One of the things I do (and I saw this *somewhere* with some sort of
documentation, but can't find it now!) is make the main panels (front
and back) the width of my shoulders, then make flat topped gores that
go from my armpits (where my chest starts to become "breast")  and
goes all the way to the hem. You can see the line of the gore going
over the curve of my breast. I then have a triangular shaped gusset at
the top of the gore that goes down the arm to about the elbow, and the
sleeve is tapered from my elbow to my wrist (well, on this one,
actually tapered to about my fingertips as I keep forgetting when I'm
not wearing it to trim the sleeve to length).

As you can see, the armscye is only about an inch down onto my shoulder.
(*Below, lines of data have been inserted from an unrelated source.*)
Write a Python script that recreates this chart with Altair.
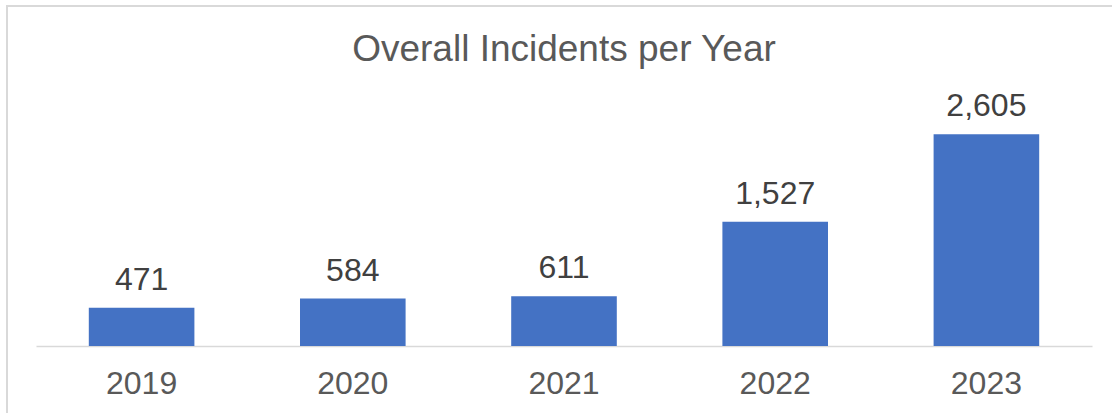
import altair as alt
import pandas as pd

years = ["2019", "2020", "2021", "2022", "2023"]
incidents = [471, 584, 611, 1527, 2605]
title_text = "Overall Incidents per Year"

df = pd.DataFrame({"year": years, "incidents": incidents})

FONT = "Liberation Sans"

x_enc = alt.X(
    "year:N",
    sort=years,
    scale=alt.Scale(paddingInner=0.5, paddingOuter=0.25),
    axis=alt.Axis(
        title=None,
        labelAngle=0,
        labelFontSize=32,
        labelFont=FONT,
        labelColor="#595959",
        labelPadding=22,
        ticks=False,
        domainColor="#d9d9d9",
        domainWidth=1.5,
        grid=False,
    ),
)
y_enc = alt.Y(
    "incidents:Q",
    scale=alt.Scale(domain=[0, 3000], nice=False),
    axis=None,
)

base = alt.Chart(df)

border = alt.Chart(pd.DataFrame({"frame": [1]})).mark_rect(
    fill="transparent", stroke="#d9d9d9", strokeWidth=2
).encode(
    x=alt.value(-29), x2=alt.value(1164),
    y=alt.value(-96), y2=alt.value(400),
)

bars = base.mark_bar(color="#4472C4").encode(x=x_enc, y=y_enc)

labels = base.mark_text(
    baseline="alphabetic", dy=-18, fontSize=32, font=FONT, color="#404040"
).encode(x=x_enc, y=y_enc, text=alt.Text("incidents:Q", format=","))

chart = (
    alt.layer(border, bars, labels)
    .properties(
        width=1056,
        height=244,
        view=alt.ViewBackground(stroke="transparent", strokeWidth=0),
        title=alt.TitleParams(
            text=title_text,
            fontSize=37,
            font=FONT,
            fontWeight="normal",
            color="#595959",
            anchor="middle",
            frame="group",
            baseline="alphabetic",
            offset=-93,
        ),
        autosize=alt.AutoSizeParams(type="none"),
        padding={"left": 36, "top": 102, "right": 20, "bottom": 67},
    )
    .configure_view(strokeWidth=0, stroke="transparent")
    .configure(background="white")
)

chart.save("out.html", embed_options={"renderer": "svg", "actions": False})
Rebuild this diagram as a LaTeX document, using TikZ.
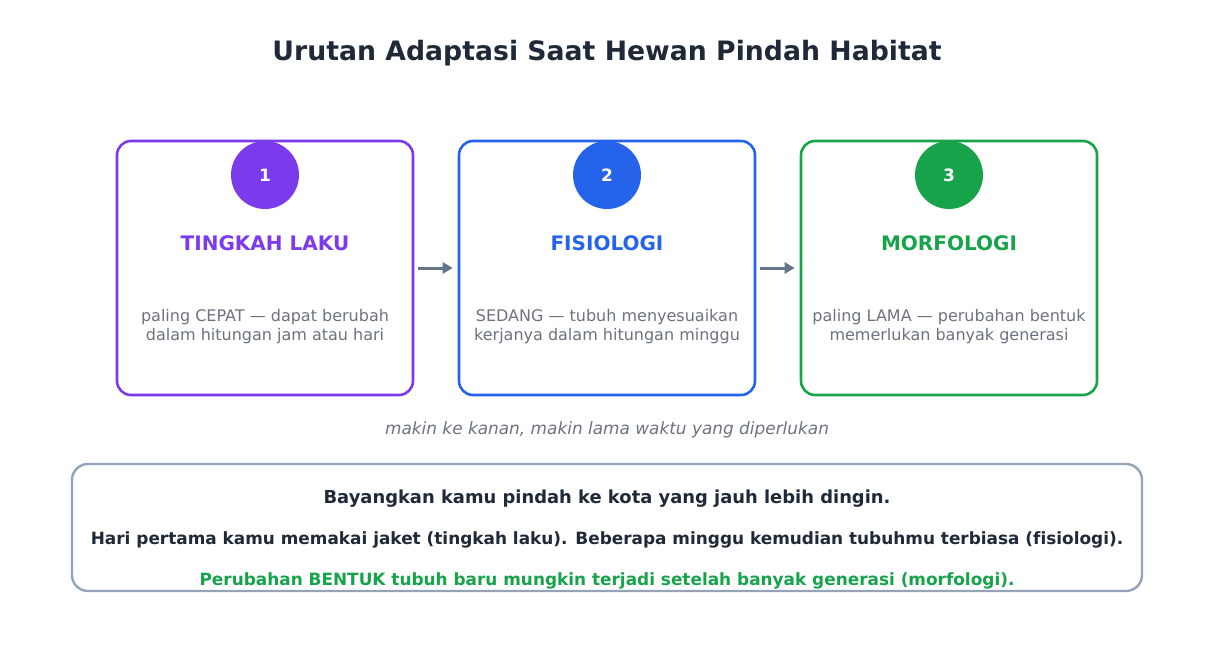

If I'd had more fabric, I would have done center front and back gores.

-Irmgart

On 7/15/05, Sue Clemenger <[EMAIL PROTECTED]> wrote:
> It's more likely to be a complete *lack* of fitting, at least with the
> folks wearing problem tunics that I've seen.  It's as if people think
> tunic, and equate that with a shapeless potato sack, or an over-sized
> equivalent of a mundane tee shirt.  Seems to be more prevalent, or
> perhaps more noticeable, on larger people.  And being one, myself, I
> sometimes wonder how much of *that* is a combination of lack of sewing
> experience combined with years of mundane/modern experience with
> ill-fitting off-the-rack clothing. ;-(  And, of course, having the wrong
> fabrics (or less-than-appropriate fabrics) doesn't help any, either.
> The other too-large/unfitted thing that I occasionally see is a strong
> tendency to using a houpelande without any kind of supportive underlayer
> (kirtle, gown, cote, whatever).  Looks like a big, sloppy tent on just
> about anyone of any size in that instance.
> 
> And speaking of armscyes, if I'm not careful, and do some moderate
> tweaking of my body-fabric, I end up with the armscyes on my tunics and
> rectangularly-constructed garments down around my *elbows.*  I am
> exceedingly large busted, and end up with *all* kinds of extra fabric
> coming off my shoulders that was needed just below to cover the bust.
> (And yeah, I know all about underarms gussets <g>.  They only help so
> much!)  I finally learned when, working on a shift to go with a 16th
> century Flemish outfit, and cross-referencing with some of my 18th c.
> stuff in books, that I could carefully remove slanted wedges on the
> sides of my body piece(s) from front underarm up over the shoulder to
> back underarm, and the finished result not only fitted *much, much*
> better, but the slanting was completely invisible unless you laid the
> finished garment down and looked for it.  Although I suppose it would
> also show slightly if the garment fabric were striped.  It's a solution,
> though, that your average non-costuming joe might not think of.